Jose Mujica namı diğer El Pepe ilerleyen hastalığı ile ilgili artık tedavi kabul etmediğini açıklamış.
Yalnız Güney Amerika'da değil dünya siyasetinde benzersiz bir yere sahip Jose Mujica namı diğer El Pepe ilerleyen hastalığı ile ilgili artık tedavi kabul etmediğini açıklamış.

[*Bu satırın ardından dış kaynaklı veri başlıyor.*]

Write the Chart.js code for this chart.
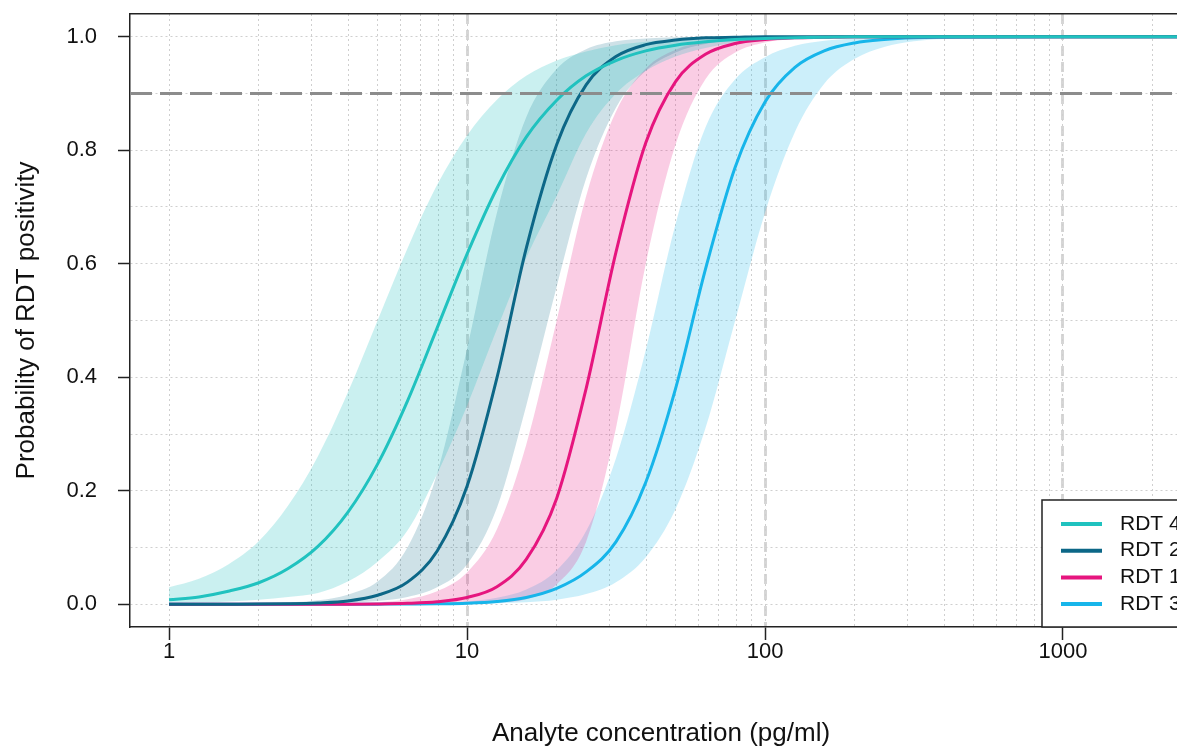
<!DOCTYPE html>
<html>
<head>
<meta charset="utf-8">
<title>RDT positivity curves</title>
<script src="https://cdn.jsdelivr.net/npm/chart.js@4.4.1/dist/chart.umd.min.js"></script>
<style>
  html, body { margin: 0; padding: 0; background: #fff; overflow: hidden; }
  #wrap { width: 1250px; height: 747px; }
</style>
</head>
<body>
<div id="wrap"><canvas id="curveChart" width="1250" height="747"></canvas></div>
<script>
// Concentrations (pg/ml), about 0.1 decade apart
const conc = [1, 1.26, 1.58, 2, 2.51, 3.16, 3.98, 5.01, 6.31, 7.94, 10, 12.6, 15.8, 20, 25.1, 31.6, 39.8, 50.1, 63.1, 79.4, 100, 126, 158, 200, 251, 316, 398, 1000, 3000];

// RDT 4
const rdt4   = [0.008, 0.013, 0.023, 0.038, 0.063, 0.102, 0.162, 0.247, 0.358, 0.487, 0.617, 0.733, 0.823, 0.888, 0.931, 0.958, 0.975, 0.985, 0.991, 0.995, 0.997, 0.998, 0.999, 1, 1, 1, 1, 1, 1];
const rdt4Hi = [0.03, 0.045, 0.07, 0.111, 0.174, 0.261, 0.373, 0.5, 0.627, 0.739, 0.826, 0.889, 0.931, 0.958, 0.974, 0.985, 0.991, 0.995, 0.997, 0.998, 0.999, 1, 1, 1, 1, 1, 1, 1, 1];
const rdt4Lo = [0.002, 0.003, 0.005, 0.008, 0.013, 0.02, 0.04, 0.075, 0.13, 0.23, 0.35, 0.485, 0.61, 0.72, 0.83, 0.9, 0.94, 0.965, 0.98, 0.99, 0.995, 0.998, 0.999, 1, 1, 1, 1, 1, 1];
// RDT 2
const rdt2   = [0, 0, 0.0002, 0.0004, 0.001, 0.0025, 0.006, 0.016, 0.039, 0.094, 0.208, 0.399, 0.627, 0.81, 0.915, 0.965, 0.986, 0.994, 0.998, 0.999, 1, 1, 1, 1, 1, 1, 1, 1, 1];
const rdt2Hi = [0, 0.0001, 0.0003, 0.0008, 0.003, 0.007, 0.017, 0.04, 0.1, 0.231, 0.45, 0.69, 0.858, 0.943, 0.978, 0.992, 0.997, 0.999, 1, 1, 1, 1, 1, 1, 1, 1, 1, 1, 1];
const rdt2Lo = [0, 0, 0, 0, 0.0005, 0.001, 0.003, 0.006, 0.013, 0.03, 0.07, 0.17, 0.35, 0.56, 0.75, 0.875, 0.94, 0.972, 0.987, 0.994, 0.998, 0.999, 1, 1, 1, 1, 1, 1, 1];
// RDT 1
const rdt1   = [0, 0, 0, 0, 0, 0.0001, 0.0002, 0.0006, 0.0017, 0.0045, 0.012, 0.031, 0.079, 0.187, 0.38, 0.62, 0.813, 0.921, 0.969, 0.988, 0.995, 0.998, 0.999, 1, 1, 1, 1, 1, 1];
const rdt1Hi = [0, 0, 0.0001, 0.0002, 0.0003, 0.0005, 0.0014, 0.0035, 0.009, 0.023, 0.056, 0.132, 0.281, 0.5, 0.719, 0.868, 0.944, 0.977, 0.991, 0.996, 0.999, 1, 1, 1, 1, 1, 1, 1, 1];
const rdt1Lo = [0, 0, 0, 0, 0, 0, 0, 0, 0, 0.0005, 0.001, 0.003, 0.009, 0.035, 0.11, 0.31, 0.6, 0.81, 0.925, 0.972, 0.99, 0.996, 0.999, 1, 1, 1, 1, 1, 1];
// RDT 3
const rdt3   = [0, 0, 0, 0, 0, 0, 0, 0.0003, 0.0006, 0.001, 0.002, 0.005, 0.012, 0.028, 0.057, 0.11, 0.215, 0.38, 0.59, 0.77, 0.885, 0.946, 0.975, 0.989, 0.995, 0.998, 0.999, 1, 1];
const rdt3Hi = [0, 0, 0, 0, 0, 0, 0, 0.001, 0.002, 0.003, 0.005, 0.0114, 0.026, 0.06, 0.129, 0.257, 0.448, 0.67, 0.84, 0.925, 0.964, 0.984, 0.993, 0.997, 0.999, 1, 1, 1, 1];
const rdt3Lo = [0, 0, 0, 0, 0, 0, 0, 0, 0, 0, 0.001, 0.002, 0.0037, 0.0082, 0.018, 0.039, 0.083, 0.168, 0.31, 0.5, 0.69, 0.832, 0.917, 0.961, 0.982, 0.992, 0.996, 0.9998, 1];

const seriesNames = ["RDT 4", "RDT 2", "RDT 1", "RDT 3"];
const seriesMean = [rdt4, rdt2, rdt1, rdt3];
const seriesHi = [rdt4Hi, rdt2Hi, rdt1Hi, rdt3Hi];
const seriesLo = [rdt4Lo, rdt2Lo, rdt1Lo, rdt3Lo];

const threshold = 0.9;

// Axis ticks
const xLabelTicks = [1, 10, 100, 1000];
const xMinorTicks = [1, 2, 3, 4, 5, 6, 7, 8, 9, 10, 20, 30, 40, 50, 60, 70, 80, 90, 100, 200, 300, 400, 500, 600, 700, 800, 900, 1000, 2000];
const yTicks = [0, 0.1, 0.2, 0.3, 0.4, 0.5, 0.6, 0.7, 0.8, 0.9, 1.0];
const xMin = 0.7395, xMax = 2710;

// Colours
const lineColors = ["#20c2bf", "#0c6787", "#e6157e", "#17b5ea"];
const bandColors = ["rgba(32,194,191,0.24)", "rgba(12,103,135,0.2)", "rgba(230,21,126,0.21)", "rgba(23,181,234,0.22)"];

const isMajorY = v => Math.round(v * 10) % 2 === 0;
const tickFont = { family: "'Liberation Sans', Arial, sans-serif", size: 22 };
const titleFont = { family: "'Liberation Sans', Arial, sans-serif", size: 26, lineHeight: 1 };

// Datasets: bands (upper fills to lower), then lines, then the 0.9 line
const datasets = [];
seriesNames.forEach((name, i) => {
    datasets.push({
        label: name + " upper",
        data: seriesHi[i],
        fill: "+1",
        backgroundColor: bandColors[i],
        borderWidth: 0,
        pointRadius: 0,
        cubicInterpolationMode: "monotone",
        order: 3,
    });
    datasets.push({
        label: name + " lower",
        data: seriesLo[i],
        fill: false,
        borderWidth: 0,
        pointRadius: 0,
        cubicInterpolationMode: "monotone",
        order: 3,
    });
});
seriesNames.forEach((name, i) => {
    datasets.push({
        label: name,
        data: seriesMean[i],
        fill: false,
        borderColor: lineColors[i],
        borderWidth: 3,
        pointRadius: 0,
        cubicInterpolationMode: "monotone",
        order: 2,
    });
});
datasets.push({
    label: "threshold",
    data: [{ x: xMin, y: threshold }, { x: xMax, y: threshold }],
    borderColor: "#8c8c8c",
    borderWidth: 3,
    borderDash: [22, 8],
    pointRadius: 0,
    fill: false,
    order: 1,
});

// Legend box in the bottom right corner of the plot
const rdtLegend = {
    id: "rdtLegend",
    afterDraw(chart) {
        const { ctx, chartArea } = chart;
        const w = 150, h = 127;
        const x0 = chartArea.right - w, y0 = chartArea.bottom - h;
        ctx.save();
        ctx.fillStyle = "#fff";
        ctx.fillRect(x0, y0, w, h);
        ctx.strokeStyle = "#222";
        ctx.lineWidth = 1.5;
        ctx.strokeRect(x0, y0, w, h);
        ctx.font = "21px 'Liberation Sans', Arial, sans-serif";
        ctx.textBaseline = "middle";
        seriesNames.forEach((name, i) => {
            const y = y0 + 24 + i * 26.7;
            ctx.strokeStyle = lineColors[i];
            ctx.lineWidth = 4;
            ctx.beginPath();
            ctx.moveTo(x0 + 19, y);
            ctx.lineTo(x0 + 60, y);
            ctx.stroke();
            ctx.fillStyle = "#111";
            ctx.fillText(name, x0 + 78, y);
        });
        ctx.restore();
    },
};

const config = {
    type: "line",
    data: { labels: conc, datasets: datasets },
    options: {
        responsive: false,
        animation: false,
        devicePixelRatio: 1,
        layout: { padding: { top: 14, right: 58, left: 0, bottom: 0 } },
        plugins: { legend: { display: false }, tooltip: { enabled: false } },
        scales: {
            x: {
                type: "logarithmic",
                position: "bottom",
                bounds: "data",
                min: xMin,
                max: xMax,
                afterBuildTicks: s => { s.ticks = xLabelTicks.map(v => ({ value: v })); },
                afterFit: s => { s.height = 120; s.paddingLeft = 0; s.paddingRight = 0; },
                ticks: {
                    autoSkip: false,
                    maxRotation: 0,
                    padding: -1,
                    color: "#111",
                    font: tickFont,
                    callback: v => String(v),
                },
                grid: {
                    color: c => (c.tick && c.tick.value === 1 ? "rgba(0,0,0,0)" : "#d6d6d6"),
                    lineWidth: 3,
                    tickColor: "#222",
                    tickWidth: 1.5,
                    tickLength: 13,
                },
                border: { display: true, color: "#222", width: 1.5, dash: [10, 6] },
                title: {
                    display: true,
                    text: "Analyte concentration (pg/ml)",
                    color: "#111",
                    font: titleFont,
                    padding: { top: 0, bottom: 0 },
                },
            },
            xMinor: {
                type: "logarithmic",
                position: "bottom",
                bounds: "data",
                min: xMin,
                max: xMax,
                afterBuildTicks: s => { s.ticks = xMinorTicks.map(v => ({ value: v })); },
                afterFit: s => { s.height = 0; },
                ticks: { display: false },
                grid: { color: "#cfcfcf", lineWidth: 1, drawTicks: false },
                border: { display: false, dash: [2, 3] },
            },
            xTop: {
                type: "logarithmic",
                position: "top",
                bounds: "data",
                min: xMin,
                max: xMax,
                afterFit: s => { s.height = 0; },
                ticks: { display: false },
                grid: { display: false },
                border: { display: true, color: "#222", width: 1.5 },
            },
            y: {
                bounds: "data",
                min: -0.04,
                max: 1.04,
                afterBuildTicks: s => { s.ticks = yTicks.map(v => ({ value: v })); },
                afterFit: s => { s.width = 130; s.paddingTop = 0; s.paddingBottom = 0; },
                ticks: {
                    padding: 21,
                    color: "#111",
                    font: tickFont,
                    callback: v => (isMajorY(v) ? v.toFixed(1) : ""),
                },
                grid: {
                    color: "#cfcfcf",
                    lineWidth: 1,
                    tickLength: 12,
                    tickWidth: 1.5,
                    tickColor: c => (c.tick && isMajorY(c.tick.value) ? "#222" : "rgba(0,0,0,0)"),
                },
                border: { display: true, color: "#222", width: 1.5, dash: [2, 3] },
                title: {
                    display: true,
                    text: "Probability of RDT positivity",
                    color: "#111",
                    font: titleFont,
                    padding: { top: 14, bottom: 0 },
                },
            },
            yRight: {
                position: "right",
                bounds: "data",
                min: -0.04,
                max: 1.04,
                afterFit: s => { s.width = 0; },
                ticks: { display: false },
                grid: { display: false },
                border: { display: true, color: "#222", width: 1.5 },
            },
        },
    },
    plugins: [rdtLegend],
};

const curveChart = new Chart(document.getElementById("curveChart"), config);
</script>
</body>
</html>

Biliyorsunuz onu bu kadar ikonik hale getiren esasen, TIME tarafından “dünyanın en yoksul başkanı" olarak lanse edilmesinden sonra küresel bir ilham kaynağına dönüşmesi olmuştu. BM konuşmaları viral oldu, hayat görüşü ve felsefi yaklaşımı dünya çapında ilgi çekti. Özellikle tüketim toplumuna ve materyalizme yönelik eleştirileri pek çokları tarafından karşılık gördü.
Son röportajında gözyaşları içinde “Vatandaşlarımla vedalaşmak istiyorum” diyerek kalan zamanını çiftliğinde geçireceğini söylüyor.
Pepe, kendisinin köpeği Manuela’nın yanına, çiftliğindeki sekoya ağacının altına gömülmek istediğini belirtiyor :(
Bu son röportajında bile toplumsal mesajlar vermeyi ihmal etmiyor; “Sizinle benzer düşünenlerle aynı fikirde olmak kolaydır ama demokrasinin temeli farklı düşünenlere saygı duymayı öğrenmektir.” diyor.
Onun yaşamı bence gerçekten sadeliğin her türlü ihtişamını barındırdığı için etkileyiciydi. Fazla bir zamanı kalmadığını öğrenmek binlerce kilometre ötede bile olsam beni üzmeye yetti :(
Bana kalırsa sırf sosyal eşitlik, adalet, barış, herkese insanca yaşam için çabalayan bu sıradışı başkan, yalnız siyasi olarak değil hayata bakışı ve değerleri bakımından da dünyanın son zamanlarda gördüğü en bilge kişilerden biriydi.
Nasıl biri olduğuna dair bir fikir vermesi açısından yönetmen Emir Kusturica'nın Uruguay Devlet Başkanı hakkındaki, "El Pepe, A Supreme Life" belgeselini izlemenizi tavsiye ederim.
Belgesel o kadar hayatının içinden çekilmiş ki, Pepe'yi sohbet ederken, yemek yaparken, köpeklerini gezdirirken yahut bahçesinde çalışırken sergilediği sadeliğin içinde ona ün kazandıran tevazunun her türlü kanıtını görüyoruz. Ev hayatında ne ise siyasi arenada da aynı fikir ve tavırların uygulaması olan yaşamına şahitlik ediyoruz.
Kusturica, Pepe'yi bir devlet adamı olarak fotoğraflar ve arşiv görüntüleri ile ortaya koyuyor. Öte yanda Pepe'nin bilgeliğini paylaştığı eşi Lucia Topolansky ile arasındaki ilişkiye de dikkatimizi çekmek istiyor ve gençliklerinden bugüne birlikte göğüsledikleri hayatın pek çok duygusal anına bizi ortak ediyor.
Pepe son röportajında, "artık eşimin yanında huzurla ölmeyi bekleyeceğim" derken bile bu hayat arkadaşlığının kendisi olabilmesindeki yerine yine dikkatimizi çekiyor, bence.
İlham olurken yalnız düşüncelerle değil de esas bu düşünceleri ete kemiğe büründürerek yansıtabilme iradesi çok değerli geliyor bana...
"Nasıl bir hayat yaşamak istiyorsanız bu sizin elinizde" savını yaşantısıyla ortaya koyan Pepe'nin, insanın aslında kendi içinde mapus olduğunun altını çizerek, nasıl özgür olunabileceğinin suflesini verdiği hayatı bir belgesele sığmaz belki ama zihninizde kalıcı izler bırakacağını size garanti ederim.💙
Yazar: Onur Küçükkaramıklı (Alıntıdır.)